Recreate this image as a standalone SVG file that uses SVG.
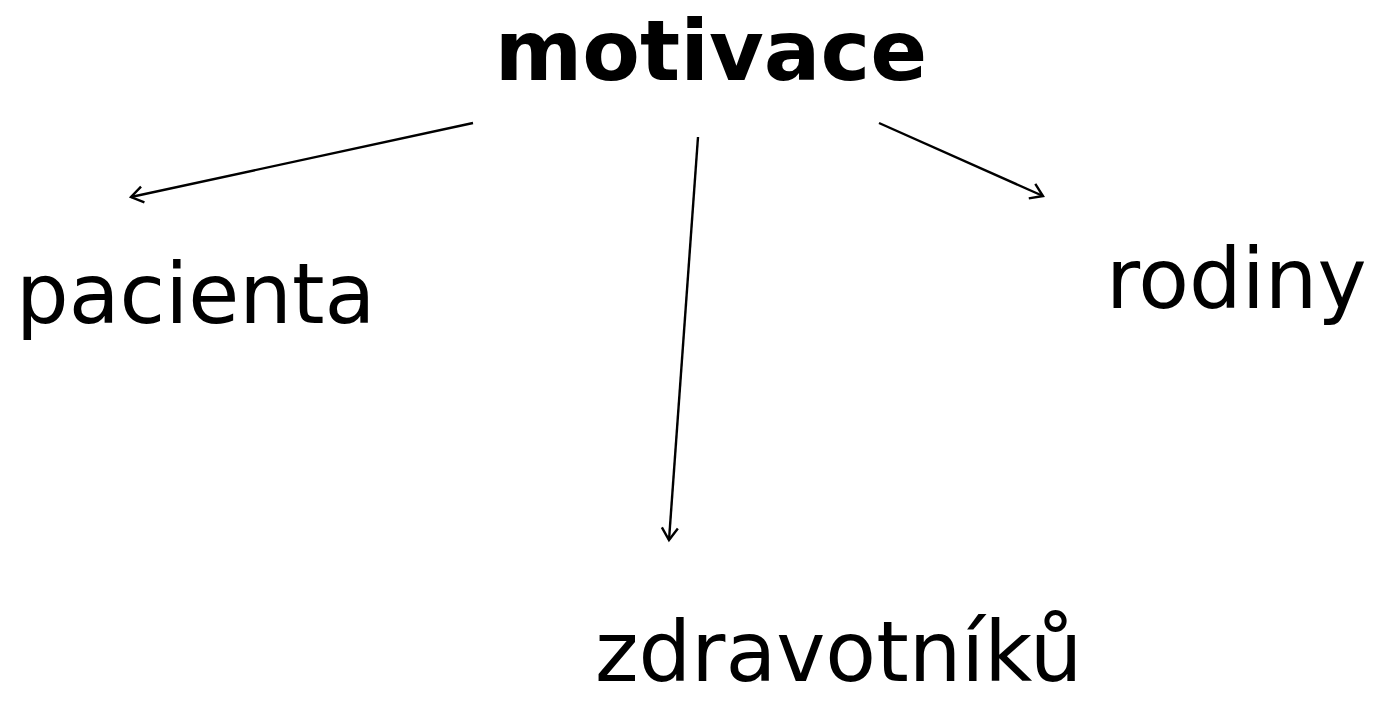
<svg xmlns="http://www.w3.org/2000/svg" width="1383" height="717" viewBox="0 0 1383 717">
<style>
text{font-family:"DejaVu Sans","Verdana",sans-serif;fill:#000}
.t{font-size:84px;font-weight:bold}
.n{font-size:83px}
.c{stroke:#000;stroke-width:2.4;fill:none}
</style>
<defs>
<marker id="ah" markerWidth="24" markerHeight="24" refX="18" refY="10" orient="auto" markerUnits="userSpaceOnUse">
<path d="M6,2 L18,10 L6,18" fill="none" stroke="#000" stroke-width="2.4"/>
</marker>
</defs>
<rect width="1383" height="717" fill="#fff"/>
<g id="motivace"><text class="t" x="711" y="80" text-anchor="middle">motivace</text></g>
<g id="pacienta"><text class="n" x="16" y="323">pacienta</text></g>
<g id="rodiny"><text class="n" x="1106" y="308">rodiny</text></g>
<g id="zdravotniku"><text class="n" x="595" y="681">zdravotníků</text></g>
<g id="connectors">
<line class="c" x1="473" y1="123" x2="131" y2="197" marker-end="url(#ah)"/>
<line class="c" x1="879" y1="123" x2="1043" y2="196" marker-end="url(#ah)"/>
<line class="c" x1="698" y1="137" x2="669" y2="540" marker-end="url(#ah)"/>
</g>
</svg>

● ● ● ● ● ● ●

§ **Required work**
Transcribe the material exactly, keeping every word and none of the pictures.

§ **Output below**
Recreate this image as a standalone SVG file that uses SVG.
<svg xmlns="http://www.w3.org/2000/svg" width="1383" height="717" viewBox="0 0 1383 717">
<style>
text{font-family:"DejaVu Sans","Verdana",sans-serif;fill:#000}
.t{font-size:84px;font-weight:bold}
.n{font-size:83px}
.c{stroke:#000;stroke-width:2.4;fill:none}
</style>
<defs>
<marker id="ah" markerWidth="24" markerHeight="24" refX="18" refY="10" orient="auto" markerUnits="userSpaceOnUse">
<path d="M6,2 L18,10 L6,18" fill="none" stroke="#000" stroke-width="2.4"/>
</marker>
</defs>
<rect width="1383" height="717" fill="#fff"/>
<g id="motivace"><text class="t" x="711" y="80" text-anchor="middle">motivace</text></g>
<g id="pacienta"><text class="n" x="16" y="323">pacienta</text></g>
<g id="rodiny"><text class="n" x="1106" y="308">rodiny</text></g>
<g id="zdravotniku"><text class="n" x="595" y="681">zdravotníků</text></g>
<g id="connectors">
<line class="c" x1="473" y1="123" x2="131" y2="197" marker-end="url(#ah)"/>
<line class="c" x1="879" y1="123" x2="1043" y2="196" marker-end="url(#ah)"/>
<line class="c" x1="698" y1="137" x2="669" y2="540" marker-end="url(#ah)"/>
</g>
</svg>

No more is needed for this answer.